## Problem to work on
Check each line for the string "React", then give only how many lines have it.

________________________________________

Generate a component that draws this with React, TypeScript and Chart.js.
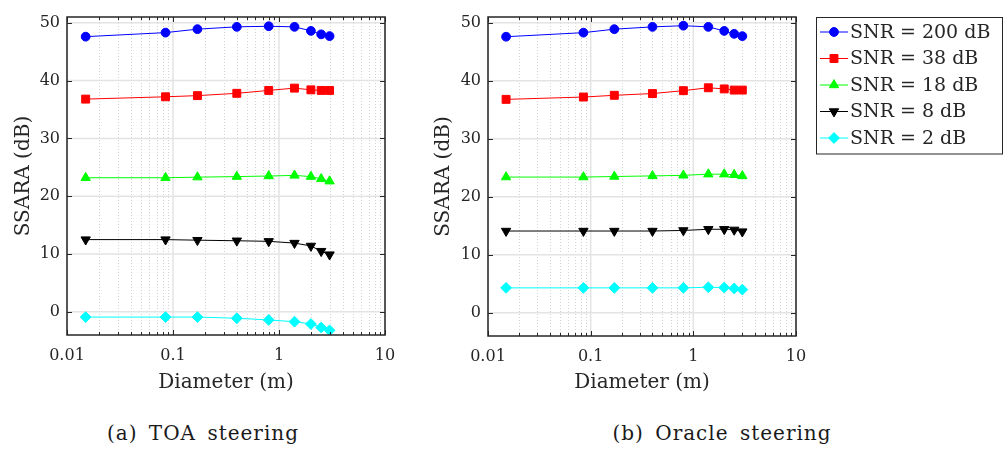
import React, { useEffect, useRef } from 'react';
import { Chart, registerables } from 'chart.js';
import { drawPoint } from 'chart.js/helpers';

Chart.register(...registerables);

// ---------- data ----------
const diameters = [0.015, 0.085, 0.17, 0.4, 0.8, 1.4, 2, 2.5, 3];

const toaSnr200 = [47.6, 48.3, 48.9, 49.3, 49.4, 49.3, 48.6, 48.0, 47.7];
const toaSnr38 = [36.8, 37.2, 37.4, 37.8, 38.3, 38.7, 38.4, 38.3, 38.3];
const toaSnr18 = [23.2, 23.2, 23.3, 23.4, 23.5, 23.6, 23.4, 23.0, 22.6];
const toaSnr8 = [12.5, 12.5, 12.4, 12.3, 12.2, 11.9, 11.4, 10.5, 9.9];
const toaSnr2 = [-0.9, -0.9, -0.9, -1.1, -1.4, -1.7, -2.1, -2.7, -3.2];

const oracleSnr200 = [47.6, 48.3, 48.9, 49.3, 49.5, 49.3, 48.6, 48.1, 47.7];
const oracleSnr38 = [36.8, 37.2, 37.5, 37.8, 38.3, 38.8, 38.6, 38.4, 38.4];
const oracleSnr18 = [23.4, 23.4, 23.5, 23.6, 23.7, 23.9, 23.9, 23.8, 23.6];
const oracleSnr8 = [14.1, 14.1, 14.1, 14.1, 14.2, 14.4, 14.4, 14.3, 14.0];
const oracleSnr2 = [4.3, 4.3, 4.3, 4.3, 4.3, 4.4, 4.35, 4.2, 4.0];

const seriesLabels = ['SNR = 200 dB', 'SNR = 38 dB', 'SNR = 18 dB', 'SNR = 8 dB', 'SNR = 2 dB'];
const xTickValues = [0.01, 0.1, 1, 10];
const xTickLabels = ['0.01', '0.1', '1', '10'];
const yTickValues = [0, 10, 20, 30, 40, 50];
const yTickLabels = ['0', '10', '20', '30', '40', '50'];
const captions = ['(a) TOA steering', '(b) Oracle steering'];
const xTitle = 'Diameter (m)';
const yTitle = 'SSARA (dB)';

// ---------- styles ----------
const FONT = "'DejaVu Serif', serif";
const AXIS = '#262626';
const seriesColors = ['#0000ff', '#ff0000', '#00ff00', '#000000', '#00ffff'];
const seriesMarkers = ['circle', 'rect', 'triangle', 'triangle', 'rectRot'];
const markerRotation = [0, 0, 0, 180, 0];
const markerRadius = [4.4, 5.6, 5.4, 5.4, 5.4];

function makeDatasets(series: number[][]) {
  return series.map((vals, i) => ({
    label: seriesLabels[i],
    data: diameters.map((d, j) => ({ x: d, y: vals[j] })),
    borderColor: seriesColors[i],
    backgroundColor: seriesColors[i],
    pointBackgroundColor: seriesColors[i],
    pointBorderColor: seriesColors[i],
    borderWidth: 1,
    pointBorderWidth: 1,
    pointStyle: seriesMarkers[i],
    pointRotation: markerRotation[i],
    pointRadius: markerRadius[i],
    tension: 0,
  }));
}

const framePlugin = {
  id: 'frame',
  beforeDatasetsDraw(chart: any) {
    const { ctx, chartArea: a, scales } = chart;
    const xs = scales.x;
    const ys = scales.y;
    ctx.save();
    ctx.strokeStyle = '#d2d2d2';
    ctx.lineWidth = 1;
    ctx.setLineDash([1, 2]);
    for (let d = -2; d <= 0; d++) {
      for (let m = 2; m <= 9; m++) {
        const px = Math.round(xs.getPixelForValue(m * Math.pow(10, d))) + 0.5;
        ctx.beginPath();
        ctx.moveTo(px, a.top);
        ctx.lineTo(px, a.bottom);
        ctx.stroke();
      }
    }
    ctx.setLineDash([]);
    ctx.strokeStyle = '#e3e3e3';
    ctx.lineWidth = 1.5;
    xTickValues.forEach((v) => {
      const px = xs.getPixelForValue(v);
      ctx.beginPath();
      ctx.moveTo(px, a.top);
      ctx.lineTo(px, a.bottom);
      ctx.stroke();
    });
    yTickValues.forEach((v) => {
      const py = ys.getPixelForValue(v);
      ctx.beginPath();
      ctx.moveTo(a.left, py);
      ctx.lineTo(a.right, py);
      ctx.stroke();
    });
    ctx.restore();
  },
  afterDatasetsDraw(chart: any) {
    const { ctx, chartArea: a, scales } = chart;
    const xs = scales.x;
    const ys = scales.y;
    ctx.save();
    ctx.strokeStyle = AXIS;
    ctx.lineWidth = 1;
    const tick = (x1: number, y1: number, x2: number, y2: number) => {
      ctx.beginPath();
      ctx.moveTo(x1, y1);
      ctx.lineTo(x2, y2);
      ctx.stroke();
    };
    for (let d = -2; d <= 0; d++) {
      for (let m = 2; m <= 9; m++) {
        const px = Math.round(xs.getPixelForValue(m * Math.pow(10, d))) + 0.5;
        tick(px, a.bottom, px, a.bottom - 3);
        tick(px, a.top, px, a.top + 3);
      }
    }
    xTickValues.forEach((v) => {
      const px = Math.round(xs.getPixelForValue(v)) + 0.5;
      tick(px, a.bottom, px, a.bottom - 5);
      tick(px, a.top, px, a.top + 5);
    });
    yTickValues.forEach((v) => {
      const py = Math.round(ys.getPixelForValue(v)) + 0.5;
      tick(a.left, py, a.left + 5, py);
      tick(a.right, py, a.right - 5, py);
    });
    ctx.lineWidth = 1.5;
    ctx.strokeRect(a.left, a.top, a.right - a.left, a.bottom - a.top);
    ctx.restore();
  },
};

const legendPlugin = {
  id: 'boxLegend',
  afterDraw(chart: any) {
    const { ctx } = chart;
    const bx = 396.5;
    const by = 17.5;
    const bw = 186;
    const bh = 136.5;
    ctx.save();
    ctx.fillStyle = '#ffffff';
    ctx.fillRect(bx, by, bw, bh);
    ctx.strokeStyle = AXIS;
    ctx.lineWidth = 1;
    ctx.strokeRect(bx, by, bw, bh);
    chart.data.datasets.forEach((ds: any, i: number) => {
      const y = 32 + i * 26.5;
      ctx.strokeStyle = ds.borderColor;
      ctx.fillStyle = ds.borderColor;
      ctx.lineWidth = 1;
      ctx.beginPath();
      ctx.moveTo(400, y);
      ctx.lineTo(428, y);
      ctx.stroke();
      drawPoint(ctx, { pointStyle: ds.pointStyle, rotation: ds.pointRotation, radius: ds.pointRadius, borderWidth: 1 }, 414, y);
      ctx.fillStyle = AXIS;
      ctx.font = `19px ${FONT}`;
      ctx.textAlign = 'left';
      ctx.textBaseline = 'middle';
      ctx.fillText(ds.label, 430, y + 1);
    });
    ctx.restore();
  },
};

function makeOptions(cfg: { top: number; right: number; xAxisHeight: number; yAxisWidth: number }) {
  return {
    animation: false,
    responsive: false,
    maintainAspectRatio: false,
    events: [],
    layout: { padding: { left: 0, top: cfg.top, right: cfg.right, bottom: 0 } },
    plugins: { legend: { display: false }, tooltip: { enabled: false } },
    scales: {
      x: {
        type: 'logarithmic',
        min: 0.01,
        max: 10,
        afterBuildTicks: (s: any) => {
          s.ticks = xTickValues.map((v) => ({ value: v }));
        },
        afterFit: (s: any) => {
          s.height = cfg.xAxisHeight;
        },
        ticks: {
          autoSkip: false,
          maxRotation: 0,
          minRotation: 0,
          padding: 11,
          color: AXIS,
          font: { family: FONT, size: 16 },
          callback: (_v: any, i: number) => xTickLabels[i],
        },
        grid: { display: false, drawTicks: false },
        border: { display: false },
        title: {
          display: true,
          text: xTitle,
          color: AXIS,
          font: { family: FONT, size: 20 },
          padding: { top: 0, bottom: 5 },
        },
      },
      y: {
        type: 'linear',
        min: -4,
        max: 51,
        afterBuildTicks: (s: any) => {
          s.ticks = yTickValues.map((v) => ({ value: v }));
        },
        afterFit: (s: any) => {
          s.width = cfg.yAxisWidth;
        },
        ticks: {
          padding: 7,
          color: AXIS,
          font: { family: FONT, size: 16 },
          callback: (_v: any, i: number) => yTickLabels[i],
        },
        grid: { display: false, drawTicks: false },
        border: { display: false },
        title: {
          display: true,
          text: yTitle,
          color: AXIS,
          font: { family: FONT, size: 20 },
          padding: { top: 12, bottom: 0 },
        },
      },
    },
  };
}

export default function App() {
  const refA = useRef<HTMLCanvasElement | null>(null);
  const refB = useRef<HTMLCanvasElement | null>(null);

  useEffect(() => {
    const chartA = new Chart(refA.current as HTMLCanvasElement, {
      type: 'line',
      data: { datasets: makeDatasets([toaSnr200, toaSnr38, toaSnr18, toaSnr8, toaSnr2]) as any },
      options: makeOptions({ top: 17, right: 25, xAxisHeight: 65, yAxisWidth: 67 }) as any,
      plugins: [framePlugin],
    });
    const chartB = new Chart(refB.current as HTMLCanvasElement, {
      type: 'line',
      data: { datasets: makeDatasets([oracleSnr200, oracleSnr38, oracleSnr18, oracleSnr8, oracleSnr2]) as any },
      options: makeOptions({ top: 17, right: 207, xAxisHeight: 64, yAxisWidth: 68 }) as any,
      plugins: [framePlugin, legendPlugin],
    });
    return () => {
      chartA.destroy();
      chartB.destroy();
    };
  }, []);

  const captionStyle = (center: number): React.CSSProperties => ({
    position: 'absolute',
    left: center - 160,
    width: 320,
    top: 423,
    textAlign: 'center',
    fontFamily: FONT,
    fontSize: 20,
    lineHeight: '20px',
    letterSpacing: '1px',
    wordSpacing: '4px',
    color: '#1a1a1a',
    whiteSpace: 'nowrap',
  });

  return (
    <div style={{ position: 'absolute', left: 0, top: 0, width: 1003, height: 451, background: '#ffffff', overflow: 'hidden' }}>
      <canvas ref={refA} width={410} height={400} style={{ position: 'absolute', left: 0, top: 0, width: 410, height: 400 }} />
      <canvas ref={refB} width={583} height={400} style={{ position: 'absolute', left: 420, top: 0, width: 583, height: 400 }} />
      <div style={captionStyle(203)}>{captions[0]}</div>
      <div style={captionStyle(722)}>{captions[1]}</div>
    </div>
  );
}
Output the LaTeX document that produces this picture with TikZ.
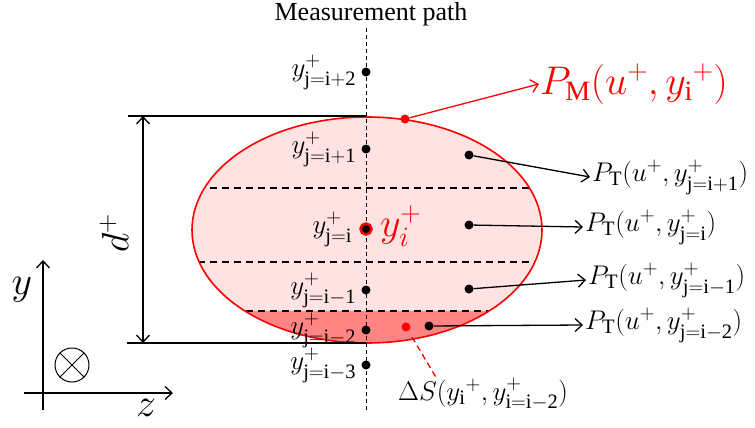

________________________________________

## Output for this task
3